Here is an excerpt taken from the preface to John Frame’s Selected Shorter Writings, Volume 3.

Preface

Readers of this series may be pardoned for thinking that with volume 3 of my Selected Shorter Writings I may be digging into the dregs. Actually, however, this volume contains some of my favorite essays. The first two, in particular, established the direction I would take in discussions of theological method, and they set me sharply against the academic-historical type of systematic theology that is most prevalent today. Why I chose not to include those essays in earlier volumes is anybody’s guess. There are other essays here of which I am particularly fond, and I will indicate some of the reasons for this fondness in the explanatory notes. All in all, I think that this is the best of the three SSW volumes.

Nevertheless, at seventy-five I am winding down my work as a theologian, slouching toward retirement.
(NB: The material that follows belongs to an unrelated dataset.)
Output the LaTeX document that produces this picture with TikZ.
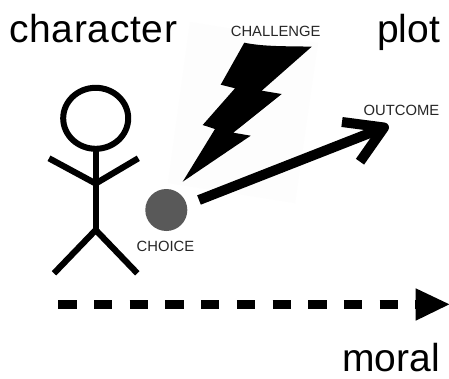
\documentclass[tikz,border=0pt]{standalone}
\usepackage{fontspec}
\setmainfont{Liberation Sans}
\usetikzlibrary{arrows.meta,shapes.geometric}
\tikzset{
  big/.style={font=\fontsize{39}{39}\selectfont,anchor=base,inner sep=0pt,text=black},
  small/.style={font=\fontsize{14.8}{15}\selectfont,anchor=base,inner sep=0pt,text=black!85},
  limb/.style={line width=6.2pt,black,line cap=butt,line join=miter},
  fat/.style={line width=10pt,black,line join=round},
}
\begin{document}
\begin{tikzpicture}[x=1pt,y=-1pt]
\useasboundingbox (0,0) rectangle (449,378);
\fill[white] (0,0) rectangle (449,378);
% faint image background of the bolt
\fill[black!0.8] (190,22) -- (318,43) -- (295,203) -- (168,183) -- cycle;
% lightning
\fill[black] (244.3,42.7) .. controls (265,47) and (290,46) .. (311.7,46.7)
  -- (261.7,90.7) -- (281.7,94) -- (233.3,132.7) -- (250.7,135.7) -- (182.7,181.7)
  -- (215,129) -- (202.7,125) -- (235,88.3) -- (220.7,84.7) -- cycle;
% stick figure
\node[ellipse,draw=black,line width=6pt,minimum width=65pt,minimum height=61pt,inner sep=0pt,outer sep=0pt] (head) at (95.7,118.3) {};
\coordinate (hip) at (95.7,230);
\coordinate (shoulder) at (95.7,183.5);
\coordinate (handL) at (49,158.3);
\coordinate (handR) at (138.3,158.3);
\coordinate (footL) at (54,273.3);
\coordinate (footR) at (137.3,273.3);
\draw[limb] (head.south) -- (hip);
\draw[limb] (handL) -- (shoulder) -- (handR);
\draw[limb] (footL) -- (hip) -- (footR);
% choice
\node[circle,fill=black!65,minimum size=42pt,inner sep=0pt] (choice) at (166.3,210) {};
\node[small] (choicelabel) at (165.5,251.5) {CHOICE};
% outcome arrow
\coordinate (start) at (199,200);
\coordinate (tip) at (384,127.5);
\coordinate (armA) at (342,122);
\coordinate (armB) at (360,161.7);
\draw[fat] (start) -- (tip);
\draw[fat] (armA) -- (tip) -- (armB);
% labels
\node[big] (character) at (93.3,42.7) {\addfontfeatures{LetterSpace=1.6}character};
\node[big] (plot) at (408.7,42.7) {plot};
\node[big] (moral) at (391,371.5) {moral};
\node[small] (challenge) at (275.7,36.7) {CHALLENGE};
\node[small] (outcome) at (401.5,115) {OUTCOME};
% moral arrow
\coordinate (dashA) at (58.3,304.3);
\coordinate (dashB) at (415.7,304.3);
\draw[line width=9pt,black,dash pattern=on 18.3pt off 17.4pt] (dashA) -- (dashB);
\fill[black] (415.7,288.3) -- (449.3,304.3) -- (415.7,320.7) -- cycle;
\end{tikzpicture}
\end{document}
But before I take leave of this platform, let me express my thanks for the many readers who not only have bought my books, but have said kind things about them. Nothing pleases me more than to hear that my work has been helpful to other Christians—both shepherds and sheep. My thanks also to those who have criticized my ideas. I haven’t always responded to you with enthusiasm, but many of you have been gracious and kind in the way you have sought to teach me more excellent ways. Certainly you have influenced me, often in ways below my threshold of consciousness.